In Python, there is the built-in hash()
function or the __hash__
method in classes to compute a hash value for an object, which is an
integer that represents the "identity" of the object being hashed.
When you call hash()
on an
object, it computes the hash value on-the-fly using the object's
attributes and methods.
The built-in hash()
function in Python cannot be used
to reliably compare if the content of a function has changed because
even if two functions have the same source code, there's no guarantee
that their hash values will remain stable across different runs of your program or in different environments.
Python also has a built-in library to "hash" your functions, namely hashlib, which provides secure and efficient hashing algorithms. The cryptography package is an example of a third-party packages that also offers such cryptographic algorithms. However, these libraries are designed for general-purpose hashing, not specifically for computing hashes of Python functions.
Tips for writing Pure Functions
How to make functions with randomness pure?

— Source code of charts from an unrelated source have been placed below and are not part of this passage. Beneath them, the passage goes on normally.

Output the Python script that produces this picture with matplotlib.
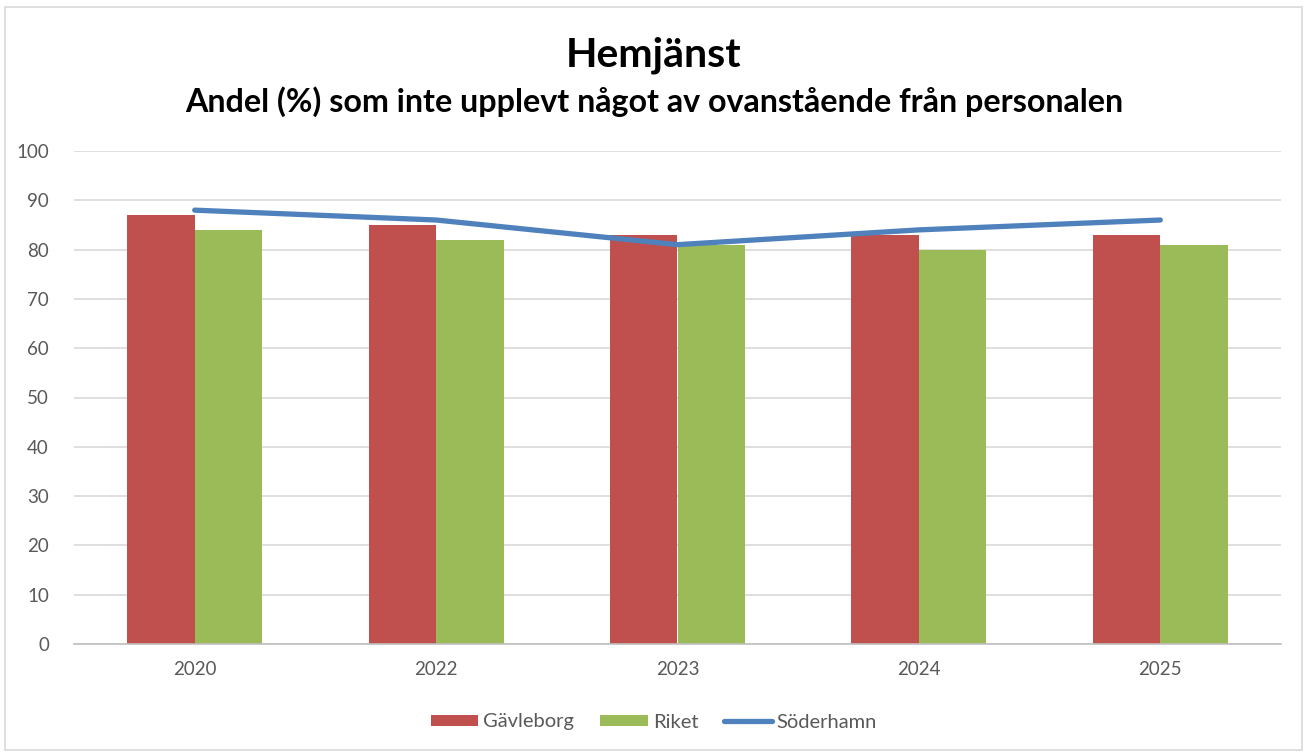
import matplotlib
matplotlib.use("Agg")
import matplotlib.pyplot as plt
import numpy as np
from matplotlib.patches import Rectangle

years = ["2020", "2022", "2023", "2024", "2025"]
gavleborg = [87, 85, 83, 83, 83]
riket = [84, 82, 81, 80, 81]
soderhamn = [88, 86, 81, 84, 86]
yticks = list(range(0, 101, 10))

plt.rcParams['font.family'] = ['Lato', 'DejaVu Sans']

W, H = 1308, 753
fig = plt.figure(figsize=(W / 100, H / 100), dpi=100)
fig.patch.set_facecolor("white")

# chart border
fig.add_artist(Rectangle((5 / W, 1 - 750 / H), (1302 - 5) / W, (750 - 7) / H,
                         transform=fig.transFigure, fill=False,
                         edgecolor="#D9D9D9", linewidth=1.2))

left, right = 74 / W, 1281 / W
bottom, top = 1 - 644 / H, 1 - 151 / H
ax = fig.add_axes([left, bottom, right - left, top - bottom])

x = np.arange(len(years))
bw = 0.28
b1 = ax.bar(x - bw / 2, gavleborg, bw, color="#C0504D", label="Gävleborg", zorder=2)
b2 = ax.bar(x + bw / 2, riket, bw, color="#9BBB59", label="Riket", zorder=2)
l1, = ax.plot(x, soderhamn, color="#4F81BD", linewidth=3.8, label="Söderhamn",
              solid_capstyle="round", zorder=3)

ax.set_xlim(-0.5, len(years) - 0.5)
ax.set_ylim(0, 100)
ax.set_yticks(yticks)
ax.set_xticks(x)
ax.set_xticklabels(years)
ax.grid(axis="y", color="#D9D9D9", linewidth=1.2, zorder=0)
for s in ["top", "right", "left"]:
    ax.spines[s].set_visible(False)
ax.spines["bottom"].set_color("#BFBFBF")
ax.spines["bottom"].set_linewidth(1.2)
ax.tick_params(axis="both", length=0, labelsize=13.5, labelcolor="#595959")
ax.tick_params(axis="y", pad=18)
ax.tick_params(axis="x", pad=12)

fig.text(0.5, 1 - 55 / H, "Hemjänst", ha="center", va="center",
         fontsize=29.5, fontweight="bold", color="black")
fig.text(0.5, 1 - 102 / H, "Andel (%) som inte upplevt något av ovanstående från personalen",
         ha="center", va="center", fontsize=23.2, fontweight="bold", color="black")

leg = fig.legend([b1, b2, l1], ["Gävleborg", "Riket", "Söderhamn"],
                 loc="center", bbox_to_anchor=(0.5, 1 - 722 / H), ncol=3,
                 frameon=False, fontsize=14.5, handlelength=2.35, handleheight=0.45,
                 columnspacing=1.3, handletextpad=0.25)
for t in leg.get_texts():
    t.set_color("#595959")

fig.savefig("out.png", dpi=100, facecolor="white")
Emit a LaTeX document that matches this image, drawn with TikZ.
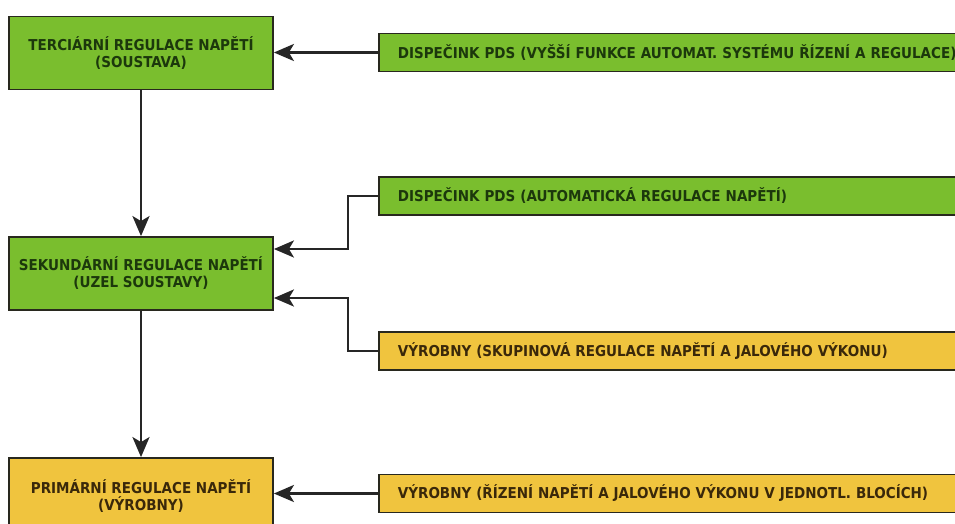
\documentclass[tikz,border=0pt]{standalone}
\usepackage{fontspec}
\setmainfont{DejaVu Sans Condensed}
\usetikzlibrary{arrows.meta}
\definecolor{gfill}{RGB}{122,190,46}
\definecolor{yfill}{RGB}{240,196,62}
\definecolor{gtext}{RGB}{28,56,12}
\definecolor{ytext}{RGB}{58,40,10}
\definecolor{bord}{RGB}{40,40,30}
\begin{document}
\begin{tikzpicture}[x=1pt,y=-1pt,
  box/.style={draw=bord,line width=1.8pt,font=\bfseries\fontsize{15}{17}\selectfont,align=center,inner sep=0pt},
  lbox/.style={box,minimum width=264pt,minimum height=73pt},
  rbox/.style={box,anchor=west,minimum height=38pt,text width=600pt,inner xsep=19pt,align=left},
  gbox/.style={fill=gfill,text=gtext},
  ybox/.style={fill=yfill,text=ytext},
  conn/.style={line width=2.6pt,draw=black!85,-{Stealth[length=20pt,width=17pt,inset=5pt]}}]
\useasboundingbox (0,0) rectangle (955,523);
\clip (0,0) rectangle (955,523);
\fill[white] (0,0) rectangle (955,523);
\node[lbox,gbox] (terc) at (141,53) {TERCIÁRNÍ REGULACE NAPĚTÍ\\(SOUSTAVA)};
\node[lbox,gbox] (sek) at (141,273.5) {SEKUNDÁRNÍ REGULACE NAPĚTÍ\\(UZEL SOUSTAVY)};
\node[lbox,ybox,minimum height=76pt] (prim) at (141,496) {PRIMÁRNÍ REGULACE NAPĚTÍ\\(VÝROBNY)};
\node[rbox,gbox] (r1) at (378,52.5) {DISPEČINK PDS (VYŠŠÍ FUNKCE AUTOMAT. SYSTÉMU ŘÍZENÍ A REGULACE)};
\node[rbox,gbox] (r2) at (378,196) {DISPEČINK PDS (AUTOMATICKÁ REGULACE NAPĚTÍ)};
\node[rbox,ybox] (r3) at (378,351) {VÝROBNY (SKUPINOVÁ REGULACE NAPĚTÍ A JALOVÉHO VÝKONU)};
\node[rbox,ybox] (r4) at (378,493.5) {VÝROBNY (ŘÍZENÍ NAPĚTÍ A JALOVÉHO VÝKONU V JEDNOTL. BLOCÍCH)};
\coordinate (j1) at (348,249);
\coordinate (j2) at (348,298);
\draw[conn] (r1.west) -- (r1.west -| terc.east);
\draw[conn] (r2.west) -- (r2.west -| j1) -- (j1) -- (j1 -| sek.east);
\draw[conn] (r3.west) -- (r3.west -| j2) -- (j2) -- (j2 -| sek.east);
\draw[conn] (r4.west) -- (r4.west -| prim.east);
\draw[conn] (terc.south) -- (sek.north);
\draw[conn] (sek.south) -- (prim.north);
\end{tikzpicture}
\end{document}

To make functions with randomness pure, pass the seed value or random number generator object as an argument.
For instance:
import numpy as np
def my_random_function(seed: int) -> int:
"""A function that generates a random number between 1 and 10.
Args:
seed: The seed value for the random number generator.
Returns:
A random number between 1 and 10.
"""
rng = np.random.default_rng(seed)
return rng.integers(1, 10)
# Usage example:
print(my_random_function(42)) # Always generates the same output (if seeded correctly)
This way, you can control the sequence of random numbers generated by the RNG and make your function's output deterministic.
Tools for enforcing pureness
In modern software engineering practices, lints like mr-proper can aid in identifying and enforcing the purity of functions, making it a more maintainable and efficient development process.
Implementation Considerations
To maximize development efficiency and minimize long-term maintenance burdens, this library uses established third-party libraries rather than implementing similar functionality from scratch.
Hence, PyCodeHash is built on top of rope
(for call tracing) and ruff
(for applying a multitude of invariant changes).
The current implementation in addition uses the asttokens
package to map AST nodes to their offset in the Python source code, which is required to interact with rope.
This results in an effective library that can be used today.
This approach does come with some trade-offs, however. By relying on external libraries, we sacrifice access to internal state from these programs, such as the control-flow graph that may be useful for more highly optimized or specialized functionality. Users who already have access to their own control-flow graphs may find it more beneficial to implement equivalent functionality directly within their own systems.